In occasione del festival, nella prima parte dell’opera, si mostrava una svastica levogira, con una disposizione a quarantacinque gradi su un suolo piastrellato in bianco e nero, circondata da quattro pareti di altezza media che delimitavano lo spazio e permettevano al pubblico di affacciarsi allo spettacolo della vita in cattività di un gruppo di topi comuni. La svastica fungeva da recipiente contenente latte di soia, un abbeveratoio a cui gli animali si recavano ad alimentarsi. Plasmata ad abbeveratoio per topi, la svastica, questa volta destrogira, è stata in seguito collocata dall’artista nel tempio di Karni Mata a Deshnoke nel Rajastán, tempio dedicato a una donna indù adorata come incarnazione della dea Durga, “l’invincibile”, “l’inaccessibile”, dove i topi sono venerati.

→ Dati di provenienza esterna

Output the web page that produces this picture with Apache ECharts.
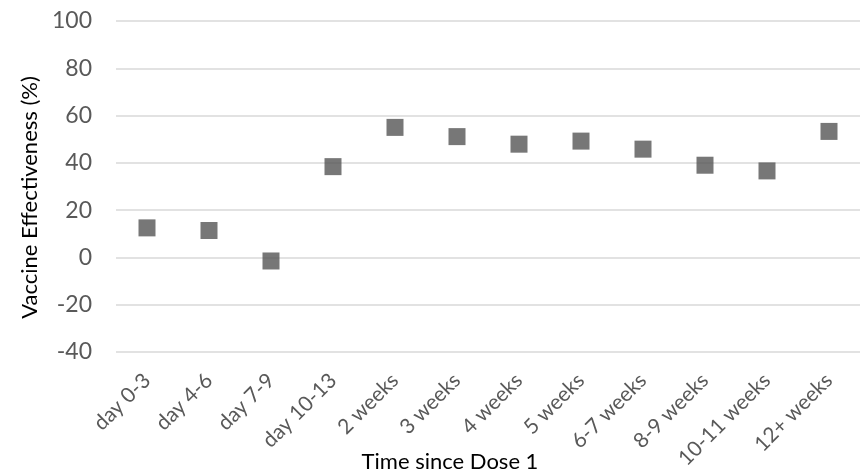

Ogni elemento de L’Abbeveratoio va oltre la sua rappresentazione e apre un dialogo con la storia, incrociando i significati di simboli che hanno subito una stratificazione di senso nelle varie epoche e culture: dalla simbologia della svastica, forma che dal Paleolitico sino all’epoca moderna ha avuto una connotazione ben augurale e che ha subito nella storia contemporanea un’inversione simbolica, al pavimento bianco e nero a scacchiera del Karni Mata e ricostruito a Dro dai topi al latte e al suo colore bianco, al piedistallo in marmo, presentato da Prometeogallery, che diventa base portante della scultura dapprima utilizzata come abbeveratoio.

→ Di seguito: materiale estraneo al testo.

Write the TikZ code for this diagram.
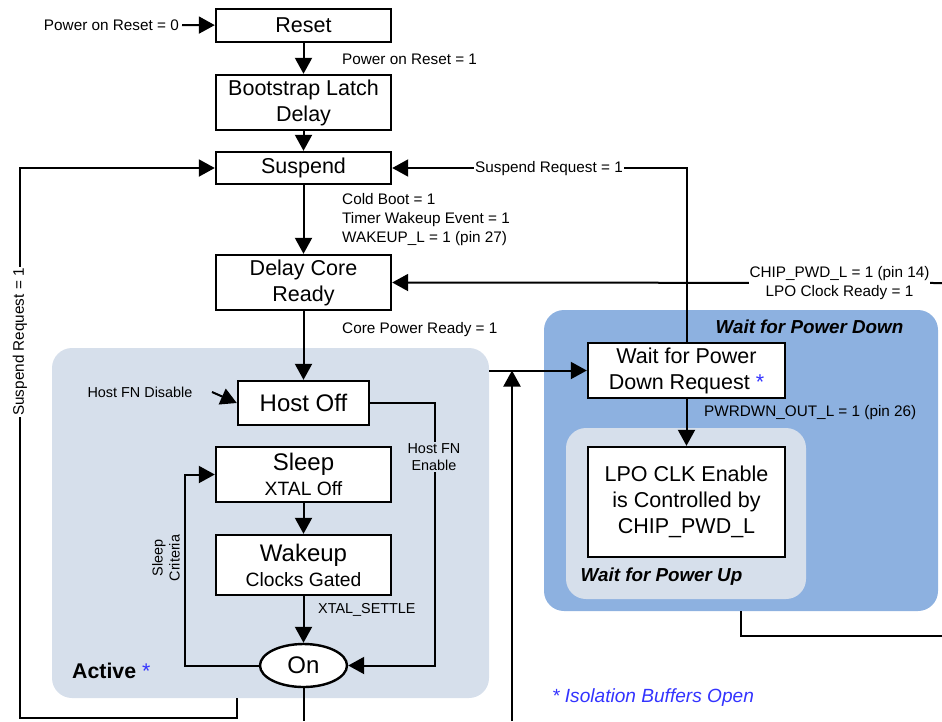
\documentclass[tikz,border=0pt]{standalone}
\usepackage{fontspec}
\setmainfont{Liberation Sans}
\usetikzlibrary{arrows.meta,shapes.geometric}
\definecolor{actfill}{RGB}{214,223,235}
\definecolor{downfill}{RGB}{141,177,224}
\definecolor{starblue}{RGB}{51,51,255}

\begin{document}
\begin{tikzpicture}[x=1pt,y=-1pt,
  state/.style={draw,line width=2.4pt,fill=white,align=center,inner sep=0pt,font=\fontsize{21.5}{26}\selectfont},
  region/.style={rounded corners=20pt,inner sep=0pt},
  lbl/.style={inner sep=1pt,font=\fontsize{15.3}{19}\selectfont},
  lblsm/.style={inner sep=1pt,font=\fontsize{14.4}{17}\selectfont},
  title/.style={inner sep=0pt,font=\fontsize{18.8}{22}\selectfont\bfseries\itshape},
  arr/.style={line width=2pt,-{Triangle[length=16pt,width=17pt]}},
  wire/.style={line width=2pt}]
\useasboundingbox (0,0) rectangle (942,721);

\node[region,fill=actfill,minimum width=437pt,minimum height=350pt] (active) at (270.5,523) {};
\node[region,fill=downfill,minimum width=394pt,minimum height=301pt] (pdown) at (741,460.5) {};
\node[region,fill=actfill,minimum width=240pt,minimum height=171pt] (pup) at (686,513.5) {};

\node[state,minimum width=175pt,minimum height=33pt] (reset) at (303.5,25.5) {Reset};
\node[state,minimum width=175pt,minimum height=55pt] (boot) at (303.5,102.5) {Bootstrap Latch\\Delay};
\node[state,minimum width=175pt,minimum height=32pt] (suspend) at (303.5,168) {Suspend};
\node[state,minimum width=175pt,minimum height=55pt] (delaycore) at (303.5,282.5) {Delay Core\\Ready};
\node[state,minimum width=131pt,minimum height=44pt,font=\fontsize{24}{28}\selectfont] (hostoff) at (303.5,403) {Host Off};
\node[state,minimum width=175pt,minimum height=55pt,font=\fontsize{24}{25}\selectfont] (sleep) at (303.5,474.5) {Sleep\\{\fontsize{19.3}{25}\selectfont XTAL Off}};
\node[state,minimum width=175pt,minimum height=60pt,font=\fontsize{24}{25}\selectfont] (wakeup) at (303.5,565) {Wakeup\\{\fontsize{19.3}{25}\selectfont Clocks Gated}};
\node[state,ellipse,minimum width=87pt,minimum height=43pt,font=\fontsize{24}{28}\selectfont] (on) at (303.5,665.5) {On};
\node[state,minimum width=197pt,minimum height=55pt] (waitreq) at (686.5,370.5) {Wait for Power\\Down Request {\color{starblue}*}};
\node[state,minimum width=197pt,minimum height=110pt] (lpo) at (686.5,502) {LPO CLK Enable\\is Controlled by\\CHIP\_PWD\_L};

\node[lbl,anchor=east] (por0) at (180,25) {Power on Reset = 0};
\node[lblsm] (hfd) at (140,392) {Host FN Disable};
\coordinate (hfdin) at (212,392);
\coordinate (chipin) at (942,283);
\coordinate (botin) at (512,721);
\coordinate (onout) at (303.5,721);
\coordinate (pdout) at (942,636);

\draw[arr] ([xshift=2pt]por0.east) -- (reset);
\draw[arr] (reset) -- (boot);
\draw[arr] (boot) -- (suspend);
\draw[arr] (suspend) -- (delaycore);
\draw[arr] (delaycore) -- (hostoff);
\draw[arr] (hfdin) -- (hostoff.west);
\draw[arr] (hostoff.east) -- ++(65,0) |- (on.east);
\draw[arr] (on.west) -- ++(-74,0) |- (sleep.west);
\draw[arr] (sleep) -- (wakeup);
\draw[arr] (wakeup) -- (on);
\draw[wire] (on.south) -- (onout);
\draw[arr] (active.south -| hostoff.west) |- (20,718) |- (suspend.west);
\draw[arr] (waitreq.north) |- (suspend.east);
\draw[arr] (chipin) -- (delaycore.east);
\draw[arr] (active.east |- waitreq.west) -- (waitreq.west);
\draw[arr] (botin) -- (botin |- waitreq.west);
\draw[arr] (waitreq) -- (lpo);
\draw[wire] (pdown.south) |- (pdout);

\node[lbl,anchor=west] (por1) at (341,59) {Power on Reset = 1};
\node[lbl,anchor=west,align=left] (wake) at (341,220) {Cold Boot = 1\\Timer Wakeup Event = 1\\WAKEUP\_L = 1 (pin 27)};
\node[lbl,anchor=west] (cpr) at (341,330) {Core Power Ready = 1};
\node[lblsm,fill=actfill,align=center] (hfe) at (434,457) {Host FN\\Enable};
\node[lblsm,rotate=90,align=center] (crit) at (166,558) {Sleep\\Criteria};
\node[lblsm,anchor=west] (xtal) at (317,610) {XTAL\_SETTLE};
\node[lbl,fill=white,rotate=90] (sreql) at (20,342) {Suspend Request = 1};
\node[lbl,fill=white] (sreqr) at (549,169) {Suspend Request = 1};
\node[lbl,fill=white,align=center] (chip) at (839.5,283) {CHIP\_PWD\_L = 1 (pin 14)\\LPO Clock Ready = 1};
\node[lbl,anchor=west] (pwrdwn) at (703,413) {PWRDWN\_OUT\_L = 1 (pin 26)};

\node[title] (tdown) at (809.5,327) {Wait for Power Down};
\node[title] (tup) at (661.5,577) {Wait for Power Up};
\node[inner sep=0pt,anchor=west,font=\fontsize{21.3}{25}\selectfont\bfseries] (tact) at (72,671) {Active {\mdseries\color{starblue}*}};
\node[inner sep=0pt,anchor=west,text=starblue,font=\fontsize{19.1}{23}\selectfont\itshape] (note) at (552,698) {* Isolation Buffers Open};
\end{tikzpicture}
\end{document}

L’Abbeveratoio è una mostra circolare con la quale l’artista invita il pubblico ad andare oltre i luoghi comuni e le semplificazioni.
La mostra è accompagnata da una pubblicazione con testo critico di Fernando Baena.
In occasione dell’inaugurazione della mostra si terrà un evento gastronomico dedicato alla cucina andina.